Is there a chance that the computer will boot without access to the NAS (aside from failure conditions).
Are you doing anything with ownership to prevent reading, or changing, sensitive files?
This is a home NAS with one user (myself) on this Linux client. Other clients will be Windows for other users.
My NAS user has full rw permissions across the NAS shares (but not admin privs). I’m not super comfortable with this config as it strike me as too permissive to mount on the home directory. Would love to hear better approaches.
Yes, there is a chance the NAS can be down when booting the Linux pc.
Well, with multiple users you'd need to decide what the use case is for the whole NAS and then work down from there.
Are you sharing everything in the NAS with everyone?
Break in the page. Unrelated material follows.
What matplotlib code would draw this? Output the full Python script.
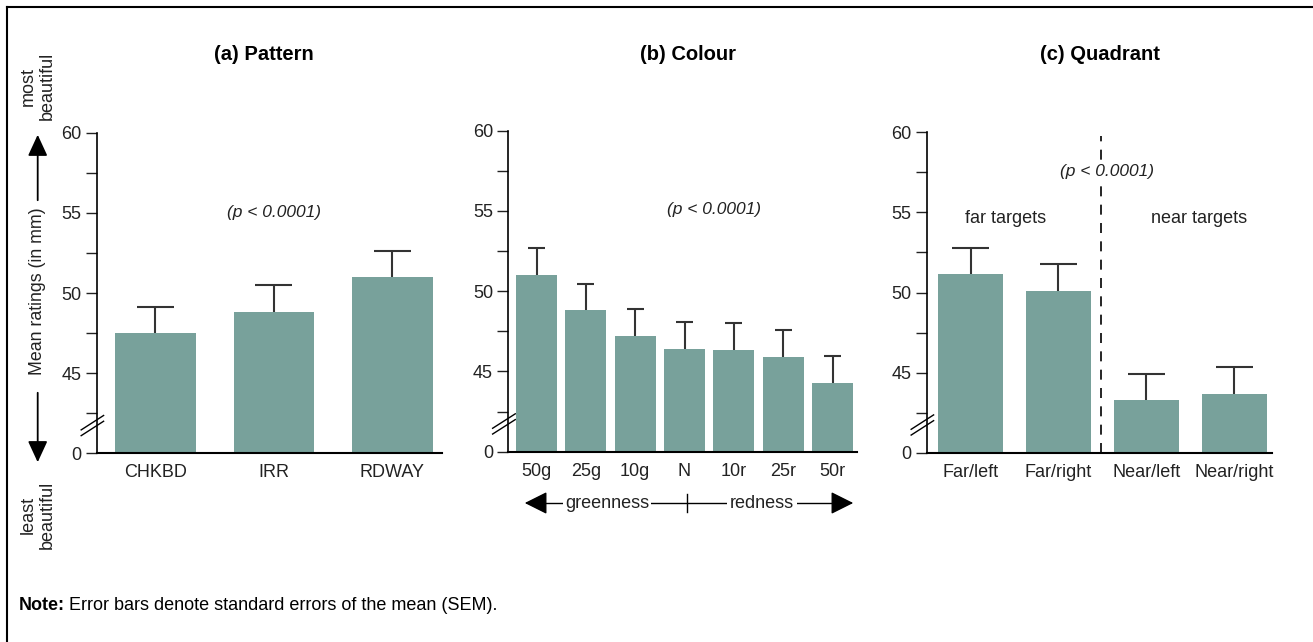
import numpy as np
import matplotlib
matplotlib.use("Agg")
import matplotlib.pyplot as plt
from matplotlib.lines import Line2D
from matplotlib.patches import FancyArrowPatch

plt.rcParams['font.family'] = ['Liberation Sans', 'DejaVu Sans']

# data (mean ratings in mm, upper error = SEM)
pattern_labels = ['CHKBD', 'IRR', 'RDWAY']
pattern_means = [47.5, 48.8, 51.0]
pattern_err = [1.6, 1.7, 1.6]

colour_labels = ['50g', '25g', '10g', 'N', '10r', '25r', '50r']
colour_means = [51.0, 48.8, 47.2, 46.4, 46.35, 45.9, 44.3]
colour_err = [1.7, 1.65, 1.7, 1.7, 1.65, 1.7, 1.65]

quad_labels = ['Far/left', 'Far/right', 'Near/left', 'Near/right']
quad_means = [51.15, 50.1, 43.3, 43.65]
quad_err = [1.6, 1.7, 1.6, 1.7]

yticks = [40, 45, 50, 55, 60]
ytick_labels = ['0', '45', '50', '55', '60']

bar_col = '#78a19b'
err_col = '#333333'
txt_col = '#222222'
W, H = 1313, 642

fig = plt.figure(figsize=(W / 100, H / 100), dpi=100)


def px_axes(x0, x1, ytop, ybot):
    return fig.add_axes([x0 / W, 1 - ybot / H, (x1 - x0) / W, (ybot - ytop) / H])


def setup(ax, labels, xlim):
    ax.set_ylim(40, 60)
    ax.set_xlim(*xlim)
    ax.set_yticks(yticks)
    ax.set_yticklabels(ytick_labels)
    ax.set_yticks([42.5, 47.5, 52.5, 57.5], minor=True)
    ax.set_xticks(range(len(labels)))
    ax.set_xticklabels(labels)
    for s in ['top', 'right']:
        ax.spines[s].set_visible(False)
    ax.spines['left'].set_linewidth(1.2)
    ax.spines['bottom'].set_linewidth(1.5)
    ax.tick_params(axis='y', which='both', length=8, width=1, labelsize=13, pad=3, colors=txt_col)
    ax.tick_params(axis='x', length=0, labelsize=13, pad=8, colors=txt_col)
    # axis break marks
    for dy in (0, 0.018):
        ax.add_line(Line2D([-0.045, 0.02], [0.055 + dy, 0.1 + dy], transform=ax.transAxes,
                           color='black', lw=1, clip_on=False))


def bars(ax, means, errs, width, cap):
    x = np.arange(len(means))
    m = np.array(means)
    ax.bar(x, m - 40, bottom=40, width=width, color=bar_col, zorder=2)
    ax.vlines(x, m, m + np.array(errs), color=err_col, lw=1.5, zorder=1)
    ax.hlines(m + np.array(errs), x - cap, x + cap, color=err_col, lw=1.5, zorder=1)


def arrow(p0, p1, hl=14, hw=8, lw=1.3):
    fig.patches.append(FancyArrowPatch(p0, p1, transform=fig.transFigure,
                                       arrowstyle=f'-|>,head_length={hl},head_width={hw}',
                                       color='black', lw=lw, figure=fig))


# (a) Pattern
axa = px_axes(96.7, 441.7, 132.7, 453.3)
setup(axa, pattern_labels, (-0.495, 2.417))
bars(axa, pattern_means, pattern_err, 0.68, 0.156)
axa.text(1, 55, '(p < 0.0001)', ha='center', va='center', style='italic', fontsize=12.5, color=txt_col)
fig.text(264 / W, 1 - 54 / H, '(a) Pattern', ha='center', va='center', fontsize=14.5, fontweight='bold')

# (b) Colour
axb = px_axes(508.3, 856.7, 130.7, 451.7)
setup(axb, colour_labels, (-0.572, 6.49))
bars(axb, colour_means, colour_err, 0.83, 0.17)
axb.text(3.6, 55.1, '(p < 0.0001)', ha='center', va='center', style='italic', fontsize=12.5, color=txt_col)
fig.text(688 / W, 1 - 55 / H, '(b) Colour', ha='center', va='center', fontsize=14.5, fontweight='bold')

# greenness / redness arrows under panel b
ya = 1 - 503 / H
fig.add_artist(Line2D([686.7 / W, 686.7 / W], [1 - 494 / H, 1 - 512 / H], color='black', lw=1))
fig.text(607 / W, ya, 'greenness', ha='center', va='center', fontsize=13, color=txt_col,
         bbox=dict(facecolor='white', edgecolor='none', pad=1.5), zorder=3)
fig.text(762 / W, ya, 'redness', ha='center', va='center', fontsize=13, color=txt_col,
         bbox=dict(facecolor='white', edgecolor='none', pad=2.5), zorder=3)
fig.add_artist(Line2D([535 / W, 845 / W], [ya, ya], color='black', lw=1, zorder=1))
arrow((545 / W, ya), (522 / W, ya), hl=14, hw=7, lw=1)
arrow((835 / W, ya), (856 / W, ya), hl=14, hw=7, lw=1)

# (c) Quadrant
axc = px_axes(926.7, 1272, 132.3, 452.7)
setup(axc, quad_labels, (-0.5, 3.43))
bars(axc, quad_means, quad_err, 0.74, 0.21)
axc.vlines(1.486, 40, 59.8, color='black', lw=1.2, linestyles=(0, (6, 5)), zorder=0)
axc.text(1.55, 57.55, '(p < 0.0001)', ha='center', va='center', style='italic', fontsize=12.5,
         color=txt_col, bbox=dict(facecolor='white', edgecolor='none', pad=0.5))
axc.text(0.4, 54.65, 'far targets', ha='center', va='center', fontsize=13, color=txt_col)
axc.text(2.6, 54.6, 'near targets', ha='center', va='center', fontsize=13, color=txt_col)
fig.text(1100 / W, 1 - 54 / H, '(c) Quadrant', ha='center', va='center', fontsize=14.5, fontweight='bold')

# y label with arrows
xl = 37.7 / W
fig.text(xl, 1 - 291 / H, 'Mean ratings (in mm)', rotation=90, ha='center', va='center', fontsize=12.8, color=txt_col)
arrow((xl, 1 - 203 / H), (xl, 1 - 132 / H), hl=13, hw=6)
arrow((xl, 1 - 390 / H), (xl, 1 - 465 / H), hl=13, hw=6)
fig.text(xl, 1 - 86 / H, 'most\nbeautiful', rotation=90, ha='center', va='center', multialignment='center',
         fontsize=13, linespacing=1.15, color=txt_col)
fig.text(xl, 1 - 515 / H, 'least\nbeautiful', rotation=90, ha='center', va='center', multialignment='center',
         fontsize=13, linespacing=1.15, color=txt_col)

# note
fig.text(19 / W, 1 - 606 / H, 'Note:', ha='left', va='center', fontsize=13, fontweight='bold')
fig.text(69 / W, 1 - 606 / H, 'Error bars denote standard errors of the mean (SEM).',
         ha='left', va='center', fontsize=13)

# frame (top and left edges)
fig.add_artist(Line2D([7 / W, 1], [1 - 7 / H, 1 - 7 / H], color='black', lw=1.5))
fig.add_artist(Line2D([7 / W, 7 / W], [0, 1 - 7 / H], color='black', lw=1.5))

fig.savefig('out.png', dpi=100)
In that case your NAS setup is fine, just a little permissive, because with RW to everything, the end users can break everything.
If it were me setting this up, I'd have different mount points for different users. 1 mount for each user that only they can read/write (not even you should be able to see it), and 1 mount that everyone can read/write, maybe if you want to go a little bonkers, 1 mount that everyone can read, but only you can write to.
Then you'd mount those three to separate mounts in your /media, and you can link them from your home directory for specific use cases.
Obviously this is completely overkill, but you can take the parts that sound appealing to you and ignore the rest.
There aren't many options... you can either modify the share or you cannot. 🙂 Pick one.
I set up the mount points in configuration as dynamic NFS volumes and added Bookmarks to nautilus. You can get to the volume either with cd command or right-click -> terminal here. You can shut down the NAS and only lose the share, which returns when the system goes online.
This is much better than WbDAV, which is fine for simple sharing or for devices that can't handle NFS easily like Android phones.